Rose makes a fascinating comment during our discussion, saying destruction, as it would be understood, happens all the time and everywhere. We raze forests to make room for new developments; we drill the ocean floor for oil; we till soil to grow crops. The world is a merry collection of cycles of birth, stasis and decay, with both industry and government participating in destruction sometimes for profit, and sometimes for generation. As long as there is a plan for generation, a prefiguration for what will be made in the face of destruction, is it so immoral?
This is the case for composting the fossil fuel economy: Dismantling the infrastructure which is causing rapid global heating, the melting of earth’s glaciers, the warming of the ocean, the increasingly erratic and dangerous change in local climates around the world. Scientists are calling for that infrastructure to be dismantled now as we transition to a new, sustainable economy. If government and industry choose to ignore the truth of the matter, what is so violent about citizens—stewards—taking matters into their own hands and dismantling that infrastructure and composting it to generate the future we depend on to survive?
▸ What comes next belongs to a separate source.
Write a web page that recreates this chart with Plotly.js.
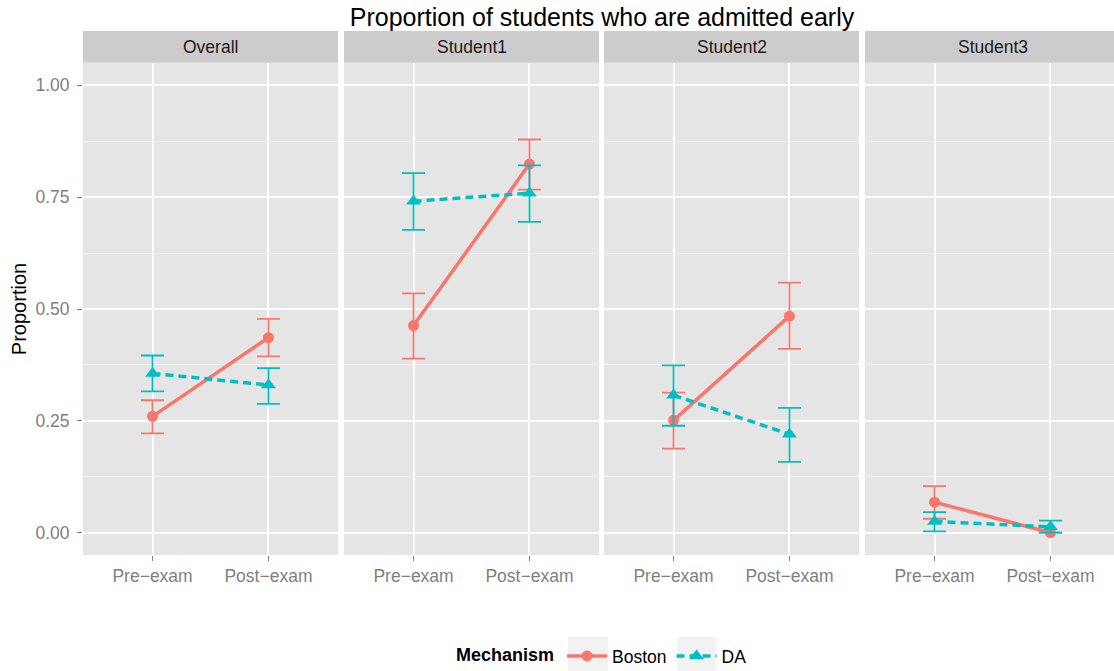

Is it an act of violence, or an act of compassion?
Yes, there would be reverberations, our energy and financial systems would be shocked by such action. But such composting would take place along other forms of composting: composting capitalism by creating mutual aid networks and community energy projects; composting private property by peaceably occupying and sharing roofs; composting industrial agriculture by developing locally-owned, regenerative inner city farms. A transition is not about throwing away the old, but repurposing the valuable so that it serves people and planet before profit. Such acts are creative, compassionate, daring and hopeful. Composting allows the new and nutritious to emerge from the decaying; it is an act of stewardship which extends, perhaps, to even blowing up pipelines.